▶ _Available records_:
>>>
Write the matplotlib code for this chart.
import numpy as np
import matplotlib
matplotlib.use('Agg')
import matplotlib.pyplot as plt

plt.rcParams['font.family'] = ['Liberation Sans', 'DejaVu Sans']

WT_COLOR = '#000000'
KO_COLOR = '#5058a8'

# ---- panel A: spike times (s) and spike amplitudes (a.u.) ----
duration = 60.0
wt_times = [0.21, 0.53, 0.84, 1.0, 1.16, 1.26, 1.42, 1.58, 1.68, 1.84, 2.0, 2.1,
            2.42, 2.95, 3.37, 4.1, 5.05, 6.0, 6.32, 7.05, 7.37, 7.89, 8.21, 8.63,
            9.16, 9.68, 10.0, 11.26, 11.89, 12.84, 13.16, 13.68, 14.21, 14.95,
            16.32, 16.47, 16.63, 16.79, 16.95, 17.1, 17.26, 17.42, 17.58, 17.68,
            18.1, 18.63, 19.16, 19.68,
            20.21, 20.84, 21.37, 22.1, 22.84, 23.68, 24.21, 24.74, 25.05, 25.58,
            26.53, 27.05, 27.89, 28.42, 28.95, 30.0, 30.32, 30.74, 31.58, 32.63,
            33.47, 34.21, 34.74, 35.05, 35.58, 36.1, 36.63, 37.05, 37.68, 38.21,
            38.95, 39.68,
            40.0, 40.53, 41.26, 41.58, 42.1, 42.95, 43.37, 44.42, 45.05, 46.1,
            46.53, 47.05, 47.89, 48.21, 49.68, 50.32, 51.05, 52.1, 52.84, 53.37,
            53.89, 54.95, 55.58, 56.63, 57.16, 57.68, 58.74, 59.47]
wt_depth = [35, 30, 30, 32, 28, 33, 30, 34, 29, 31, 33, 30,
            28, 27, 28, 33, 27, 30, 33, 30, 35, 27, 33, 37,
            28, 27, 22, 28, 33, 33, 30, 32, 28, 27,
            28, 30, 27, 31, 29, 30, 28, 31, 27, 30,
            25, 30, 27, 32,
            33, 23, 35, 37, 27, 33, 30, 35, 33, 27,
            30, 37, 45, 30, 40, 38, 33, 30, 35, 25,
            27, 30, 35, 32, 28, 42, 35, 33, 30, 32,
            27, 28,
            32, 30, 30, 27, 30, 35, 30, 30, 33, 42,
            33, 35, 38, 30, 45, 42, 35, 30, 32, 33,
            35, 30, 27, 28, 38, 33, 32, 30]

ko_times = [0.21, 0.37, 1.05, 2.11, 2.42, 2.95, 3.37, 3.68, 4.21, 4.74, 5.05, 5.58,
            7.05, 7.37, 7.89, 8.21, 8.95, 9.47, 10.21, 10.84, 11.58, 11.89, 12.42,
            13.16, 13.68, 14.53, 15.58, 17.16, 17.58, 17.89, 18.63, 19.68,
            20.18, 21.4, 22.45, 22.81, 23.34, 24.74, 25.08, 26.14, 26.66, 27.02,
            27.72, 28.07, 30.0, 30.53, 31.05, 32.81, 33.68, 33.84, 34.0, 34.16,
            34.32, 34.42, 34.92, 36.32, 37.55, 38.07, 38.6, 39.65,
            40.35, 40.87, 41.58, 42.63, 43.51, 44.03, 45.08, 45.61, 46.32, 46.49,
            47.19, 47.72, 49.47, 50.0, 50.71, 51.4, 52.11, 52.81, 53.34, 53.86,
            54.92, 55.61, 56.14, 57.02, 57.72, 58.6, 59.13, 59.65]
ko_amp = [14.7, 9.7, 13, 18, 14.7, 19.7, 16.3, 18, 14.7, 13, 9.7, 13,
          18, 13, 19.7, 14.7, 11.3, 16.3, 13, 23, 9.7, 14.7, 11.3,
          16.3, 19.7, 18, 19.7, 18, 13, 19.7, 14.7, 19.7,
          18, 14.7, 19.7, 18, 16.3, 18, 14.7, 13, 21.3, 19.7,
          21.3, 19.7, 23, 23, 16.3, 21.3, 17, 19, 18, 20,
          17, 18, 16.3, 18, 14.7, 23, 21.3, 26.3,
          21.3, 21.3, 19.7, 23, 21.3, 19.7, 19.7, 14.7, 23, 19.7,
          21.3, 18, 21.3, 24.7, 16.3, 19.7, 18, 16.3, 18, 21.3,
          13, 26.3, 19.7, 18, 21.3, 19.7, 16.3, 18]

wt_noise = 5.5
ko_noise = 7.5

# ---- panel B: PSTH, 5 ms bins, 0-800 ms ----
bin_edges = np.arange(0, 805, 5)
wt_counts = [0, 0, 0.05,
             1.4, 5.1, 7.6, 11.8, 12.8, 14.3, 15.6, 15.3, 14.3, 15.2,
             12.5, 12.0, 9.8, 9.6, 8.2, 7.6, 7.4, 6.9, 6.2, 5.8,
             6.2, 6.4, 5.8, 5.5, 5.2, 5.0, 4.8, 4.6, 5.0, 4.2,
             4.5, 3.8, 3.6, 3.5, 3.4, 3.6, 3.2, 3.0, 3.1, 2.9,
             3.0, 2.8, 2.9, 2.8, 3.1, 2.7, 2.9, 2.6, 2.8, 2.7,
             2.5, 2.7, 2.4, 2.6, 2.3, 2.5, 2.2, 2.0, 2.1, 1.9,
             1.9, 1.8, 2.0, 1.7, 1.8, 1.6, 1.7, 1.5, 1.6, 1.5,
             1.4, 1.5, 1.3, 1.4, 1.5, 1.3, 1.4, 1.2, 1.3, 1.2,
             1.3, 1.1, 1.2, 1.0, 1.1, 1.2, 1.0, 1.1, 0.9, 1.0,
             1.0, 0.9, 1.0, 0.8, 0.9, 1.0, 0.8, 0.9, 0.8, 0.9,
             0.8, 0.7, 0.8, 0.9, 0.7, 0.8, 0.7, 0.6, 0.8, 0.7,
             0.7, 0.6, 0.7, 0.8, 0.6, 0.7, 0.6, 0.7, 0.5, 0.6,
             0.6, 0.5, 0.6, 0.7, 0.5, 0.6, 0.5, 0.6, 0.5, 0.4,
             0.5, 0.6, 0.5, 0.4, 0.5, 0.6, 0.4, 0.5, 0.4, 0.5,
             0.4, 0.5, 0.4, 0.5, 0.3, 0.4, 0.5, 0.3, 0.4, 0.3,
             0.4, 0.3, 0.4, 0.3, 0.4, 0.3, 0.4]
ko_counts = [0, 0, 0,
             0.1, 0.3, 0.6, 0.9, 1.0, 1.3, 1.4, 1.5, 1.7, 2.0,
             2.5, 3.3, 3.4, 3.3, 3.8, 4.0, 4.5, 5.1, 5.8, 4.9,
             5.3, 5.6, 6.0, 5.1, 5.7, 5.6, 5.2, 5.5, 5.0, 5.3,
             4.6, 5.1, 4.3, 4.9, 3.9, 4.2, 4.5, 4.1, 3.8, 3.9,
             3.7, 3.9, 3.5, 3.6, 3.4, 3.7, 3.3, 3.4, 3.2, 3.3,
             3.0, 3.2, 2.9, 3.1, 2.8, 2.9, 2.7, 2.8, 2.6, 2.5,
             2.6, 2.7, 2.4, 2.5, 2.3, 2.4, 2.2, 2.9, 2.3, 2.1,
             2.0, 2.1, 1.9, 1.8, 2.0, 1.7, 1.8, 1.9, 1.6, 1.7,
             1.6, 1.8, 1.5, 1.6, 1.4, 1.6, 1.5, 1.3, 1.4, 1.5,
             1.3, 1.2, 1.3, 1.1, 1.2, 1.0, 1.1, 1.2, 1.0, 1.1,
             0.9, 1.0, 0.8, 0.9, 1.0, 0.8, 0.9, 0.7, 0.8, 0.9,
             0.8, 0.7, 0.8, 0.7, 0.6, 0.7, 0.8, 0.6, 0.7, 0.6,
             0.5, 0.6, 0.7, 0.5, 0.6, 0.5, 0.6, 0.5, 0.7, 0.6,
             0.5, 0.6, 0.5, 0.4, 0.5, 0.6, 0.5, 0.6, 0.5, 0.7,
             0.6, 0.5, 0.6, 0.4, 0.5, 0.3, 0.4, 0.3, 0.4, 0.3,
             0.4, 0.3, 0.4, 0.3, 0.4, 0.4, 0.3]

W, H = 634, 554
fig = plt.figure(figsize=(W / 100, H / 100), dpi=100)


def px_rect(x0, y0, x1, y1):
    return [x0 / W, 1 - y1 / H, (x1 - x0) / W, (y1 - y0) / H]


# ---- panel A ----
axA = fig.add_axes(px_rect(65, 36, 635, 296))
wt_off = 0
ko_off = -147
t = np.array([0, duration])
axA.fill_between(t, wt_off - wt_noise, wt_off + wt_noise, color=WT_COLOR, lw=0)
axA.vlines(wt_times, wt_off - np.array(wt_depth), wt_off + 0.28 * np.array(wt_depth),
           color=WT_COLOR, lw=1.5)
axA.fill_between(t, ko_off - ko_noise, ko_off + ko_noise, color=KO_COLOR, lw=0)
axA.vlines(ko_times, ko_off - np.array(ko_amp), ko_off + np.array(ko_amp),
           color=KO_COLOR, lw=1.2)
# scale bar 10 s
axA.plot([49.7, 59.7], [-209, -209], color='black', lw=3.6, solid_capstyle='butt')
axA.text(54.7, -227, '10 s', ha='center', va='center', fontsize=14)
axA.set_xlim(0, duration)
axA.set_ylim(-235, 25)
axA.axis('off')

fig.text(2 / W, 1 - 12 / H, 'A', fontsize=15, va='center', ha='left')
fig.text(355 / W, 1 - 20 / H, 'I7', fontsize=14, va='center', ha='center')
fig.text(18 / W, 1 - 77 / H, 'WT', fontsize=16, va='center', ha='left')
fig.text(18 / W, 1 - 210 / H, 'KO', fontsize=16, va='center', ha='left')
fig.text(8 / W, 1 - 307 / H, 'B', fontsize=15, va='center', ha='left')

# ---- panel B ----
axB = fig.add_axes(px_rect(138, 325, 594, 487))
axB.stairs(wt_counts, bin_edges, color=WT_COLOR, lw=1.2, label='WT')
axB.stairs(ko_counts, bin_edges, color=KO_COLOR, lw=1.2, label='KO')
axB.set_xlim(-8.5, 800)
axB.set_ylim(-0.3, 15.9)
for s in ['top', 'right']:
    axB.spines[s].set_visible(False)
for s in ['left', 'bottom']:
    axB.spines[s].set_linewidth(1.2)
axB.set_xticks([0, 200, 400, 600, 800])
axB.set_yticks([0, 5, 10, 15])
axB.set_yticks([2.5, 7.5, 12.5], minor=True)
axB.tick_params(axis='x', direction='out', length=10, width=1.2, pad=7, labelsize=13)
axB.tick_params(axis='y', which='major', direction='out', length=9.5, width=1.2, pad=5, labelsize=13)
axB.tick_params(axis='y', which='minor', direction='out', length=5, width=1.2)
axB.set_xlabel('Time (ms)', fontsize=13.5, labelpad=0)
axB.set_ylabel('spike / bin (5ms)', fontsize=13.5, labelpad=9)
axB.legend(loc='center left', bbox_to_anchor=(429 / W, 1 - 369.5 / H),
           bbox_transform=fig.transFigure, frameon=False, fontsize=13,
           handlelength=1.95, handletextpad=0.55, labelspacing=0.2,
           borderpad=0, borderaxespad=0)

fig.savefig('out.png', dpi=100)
<<<
>>>
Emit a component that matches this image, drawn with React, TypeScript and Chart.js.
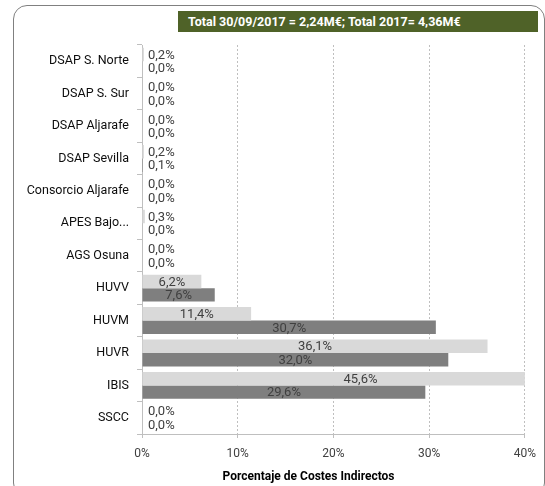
<<<
▶ _Directions_:
Reproduce the lines exactly, taking as the first line the one with "Write the matplotlib code for this chart." and as the last line the one with "KO_COLOR = '#5058a8'", and include nothing else.

▶ _Response_:
Write the matplotlib code for this chart.
import numpy as np
import matplotlib
matplotlib.use('Agg')
import matplotlib.pyplot as plt

plt.rcParams['font.family'] = ['Liberation Sans', 'DejaVu Sans']

WT_COLOR = '#000000'
KO_COLOR = '#5058a8'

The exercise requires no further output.